TO DO:
Extract the lines up to and including the one that contains "const hline = lvl", starting with the first line of the entries below, and omit the pictures.

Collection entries
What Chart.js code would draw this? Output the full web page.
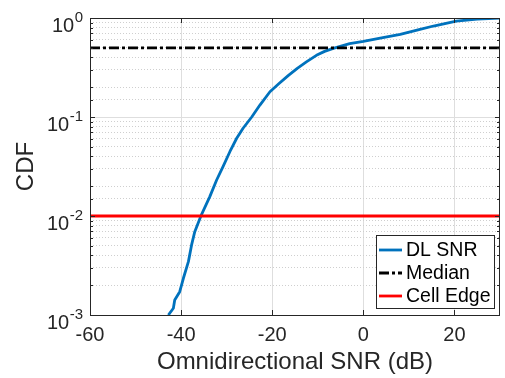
<!DOCTYPE html>
<html>
<head>
<meta charset="utf-8">
<script src="https://cdn.jsdelivr.net/npm/chart.js@4.4.0/dist/chart.umd.min.js"></script>
<style>
  html, body { margin: 0; padding: 0; background: #fff; }
</style>
</head>
<body>
<canvas id="cdfChart" width="505" height="378"></canvas>
<script>
// values
const snrDb = [-42.8, -41.7, -41.4, -40.3, -39.5, -38.4, -37.7, -37.0, -35.7, -33.7,
               -32.2, -30.8, -29.3, -27.8, -26.4, -24.5, -22.7, -20.5, -18.5, -16.5,
               -14.5, -12.5, -10.3, -8.5, -6.6, -3.0, 0, 4, 8.1, 12,
               15.4, 20.4, 25, 30];
const cdfVals = [0.001, 0.00117, 0.00142, 0.00172, 0.00235, 0.00346, 0.0051, 0.00695, 0.0099, 0.0157,
                 0.0231, 0.0315, 0.0446, 0.061, 0.077, 0.1, 0.132, 0.18, 0.218, 0.262,
                 0.31, 0.36, 0.42, 0.46, 0.494, 0.55, 0.58, 0.63, 0.684, 0.76,
                 0.83, 0.93, 0.975, 1.0];
const medianLevel = 0.5;
const cellEdgeLevel = 0.01;
const xRange = [-60, 30];
const xTicks = [-60, -40, -20, 0, 20];
const yRange = [0.001, 1];
const seriesNames = ['DL SNR', 'Median', 'Cell Edge'];

const TXT = '#262626';
const FONT = '"Liberation Sans", Arial, sans-serif';
const isDecade = v => Math.abs(Math.log10(v) - Math.round(Math.log10(v))) < 1e-6;

const curve = snrDb.map((v, i) => ({ x: v, y: cdfVals[i] }));
const hline = lvl => xRange.map(v => ({ x: v, y: lvl }));

// box, inward ticks, 10^n labels, legend
const axisDecor = {
  id: 'axisDecor',
  afterDraw(chart) {
    const { ctx, chartArea: a, scales: { x, y } } = chart;
    ctx.save();
    ctx.strokeStyle = TXT;
    ctx.lineWidth = 1;
    ctx.beginPath();
    x.ticks.forEach(t => {
      const px = Math.round(x.getPixelForValue(t.value)) + 0.5;
      ctx.moveTo(px, a.bottom); ctx.lineTo(px, a.bottom - 5);
      ctx.moveTo(px, a.top); ctx.lineTo(px, a.top + 5);
    });
    y.ticks.forEach(t => {
      const py = Math.round(y.getPixelForValue(t.value)) + 0.5;
      const len = isDecade(t.value) ? 5 : 3;
      ctx.moveTo(a.left, py); ctx.lineTo(a.left + len, py);
      ctx.moveTo(a.right, py); ctx.lineTo(a.right - len, py);
    });
    ctx.stroke();
    ctx.strokeRect(Math.round(a.left) + 0.5, Math.round(a.top) + 0.5,
                   Math.round(a.right - a.left) - 1, Math.round(a.bottom - a.top));

    // y tick labels as 10 with superscript exponent
    ctx.fillStyle = TXT;
    ctx.textBaseline = 'alphabetic';
    ctx.textAlign = 'left';
    y.ticks.filter(t => isDecade(t.value)).forEach(t => {
      const py = y.getPixelForValue(t.value);
      const ex = String(Math.round(Math.log10(t.value)));
      ctx.font = '15px ' + FONT;
      const we = ctx.measureText(ex).width;
      ctx.font = '20px ' + FONT;
      const wb = ctx.measureText('10').width;
      const right = a.left - 7;
      ctx.fillText('10', right - we - wb - 0.5, py + 13.5);
      ctx.font = '15px ' + FONT;
      ctx.fillText(ex, right - we, py + 4);
    });

    // legend in lower right corner
    const lx = 376, ly = 235, lw = 118, lh = 73;
    ctx.fillStyle = '#fff';
    ctx.fillRect(lx, ly, lw, lh);
    ctx.strokeStyle = TXT;
    ctx.lineWidth = 1;
    ctx.strokeRect(lx + 0.5, ly + 0.5, lw, lh);
    ctx.font = '19.5px ' + FONT;
    ctx.textBaseline = 'middle';
    chart.data.datasets.forEach((ds, i) => {
      const ry = ly + 15 + i * 23;
      ctx.strokeStyle = ds.borderColor;
      ctx.lineWidth = ds.borderWidth;
      ctx.setLineDash(ds.borderDash || []);
      ctx.beginPath();
      ctx.moveTo(lx + 3, ry); ctx.lineTo(lx + 26, ry);
      ctx.stroke();
      ctx.setLineDash([]);
      ctx.fillStyle = '#000';
      ctx.fillText(ds.label, lx + 30, ry + 1);
    });
    ctx.restore();
  }
};

new Chart(document.getElementById('cdfChart'), {
  type: 'line',
  data: {
    datasets: [
      { label: seriesNames[0], data: curve, borderColor: '#0072BD', borderWidth: 2.8, order: 2 },
      { label: seriesNames[1], data: hline(medianLevel), borderColor: '#000000', borderWidth: 2.8,
        borderDash: [10, 3, 3, 3], order: 1 },
      { label: seriesNames[2], data: hline(cellEdgeLevel), borderColor: '#FF0000', borderWidth: 2.8, order: 0 }
    ]
  },
  options: {
    responsive: false,
    animation: false,
    devicePixelRatio: 1,
    layout: { padding: { top: 18, right: 5, left: 0, bottom: 0 } },
    elements: { point: { radius: 0 }, line: { tension: 0, borderCapStyle: 'butt', borderJoinStyle: 'round' } },
    plugins: { legend: { display: false }, tooltip: { enabled: false } },
    scales: {
      x: {
        type: 'linear',
        min: xRange[0],
        max: xRange[1],
        afterBuildTicks: s => { s.ticks = xTicks.map(v => ({ value: v })); },
        afterFit: s => { s.height = 63; },
        grid: { color: '#dedede', lineWidth: 1, drawTicks: false },
        border: { display: false },
        ticks: { color: TXT, font: { family: FONT, size: 20 }, padding: 8, maxRotation: 0 },
        title: { display: true, text: 'Omnidirectional SNR (dB)', color: TXT,
                 font: { family: FONT, size: 24 }, padding: { top: 0, bottom: 1 } }
      },
      y: {
        type: 'logarithmic',
        min: yRange[0],
        max: yRange[1],
        afterFit: s => { s.width = 90; },
        grid: {
          color: c => (c.tick && isDecade(c.tick.value)) ? '#dedede' : '#cfcfcf',
          lineWidth: 1,
          drawTicks: false
        },
        border: { display: false, dash: c => (c.tick && !isDecade(c.tick.value)) ? [1, 2] : [] },
        ticks: { display: false },
        title: { display: true, text: 'CDF', color: TXT,
                 font: { family: FONT, size: 24 }, padding: { top: 12, bottom: 0 } }
      }
    }
  },
  plugins: [axisDecor]
});
</script>
</body>
</html>
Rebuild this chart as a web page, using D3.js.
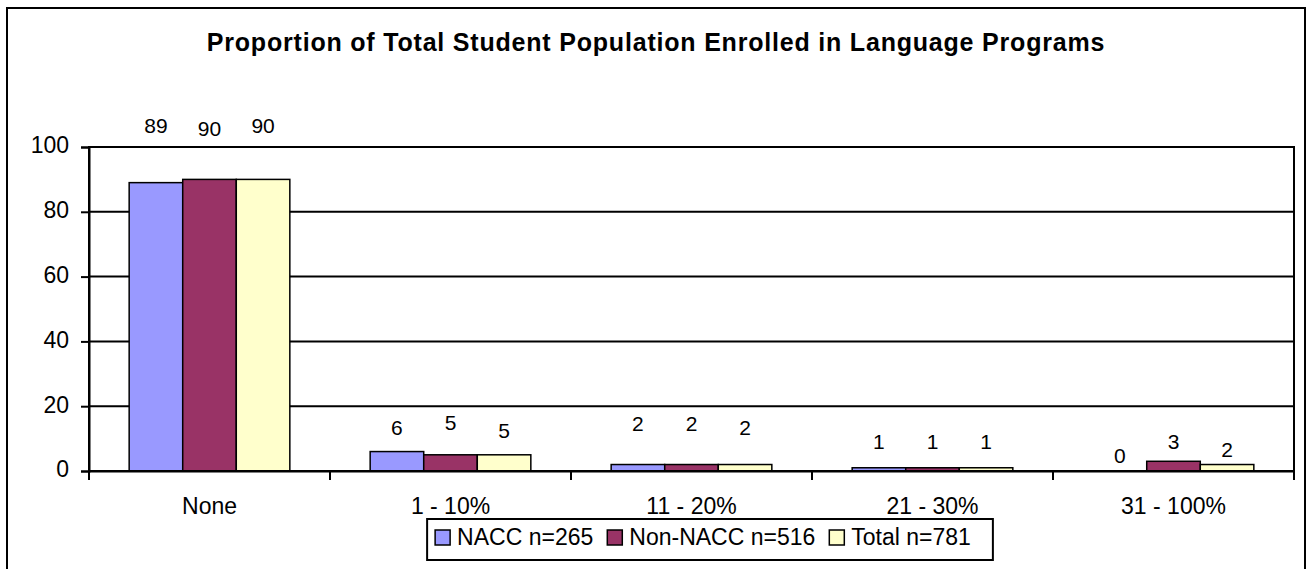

THE COMPLETED TASK:
What Chart.js code would draw this? Output the full web page.
<!DOCTYPE html>
<html>
<head>
<meta charset="utf-8">
<script src="https://cdn.jsdelivr.net/npm/chart.js@4.4.0/dist/chart.umd.min.js"></script>
<style>
  html, body { margin: 0; padding: 0; background: #fff; }
</style>
</head>
<body>
<canvas id="cdfChart" width="505" height="378"></canvas>
<script>
// values
const snrDb = [-42.8, -41.7, -41.4, -40.3, -39.5, -38.4, -37.7, -37.0, -35.7, -33.7,
               -32.2, -30.8, -29.3, -27.8, -26.4, -24.5, -22.7, -20.5, -18.5, -16.5,
               -14.5, -12.5, -10.3, -8.5, -6.6, -3.0, 0, 4, 8.1, 12,
               15.4, 20.4, 25, 30];
const cdfVals = [0.001, 0.00117, 0.00142, 0.00172, 0.00235, 0.00346, 0.0051, 0.00695, 0.0099, 0.0157,
                 0.0231, 0.0315, 0.0446, 0.061, 0.077, 0.1, 0.132, 0.18, 0.218, 0.262,
                 0.31, 0.36, 0.42, 0.46, 0.494, 0.55, 0.58, 0.63, 0.684, 0.76,
                 0.83, 0.93, 0.975, 1.0];
const medianLevel = 0.5;
const cellEdgeLevel = 0.01;
const xRange = [-60, 30];
const xTicks = [-60, -40, -20, 0, 20];
const yRange = [0.001, 1];
const seriesNames = ['DL SNR', 'Median', 'Cell Edge'];

const TXT = '#262626';
const FONT = '"Liberation Sans", Arial, sans-serif';
const isDecade = v => Math.abs(Math.log10(v) - Math.round(Math.log10(v))) < 1e-6;

const curve = snrDb.map((v, i) => ({ x: v, y: cdfVals[i] }));
const hline = lvl => xRange.map(v => ({ x: v, y: lvl }));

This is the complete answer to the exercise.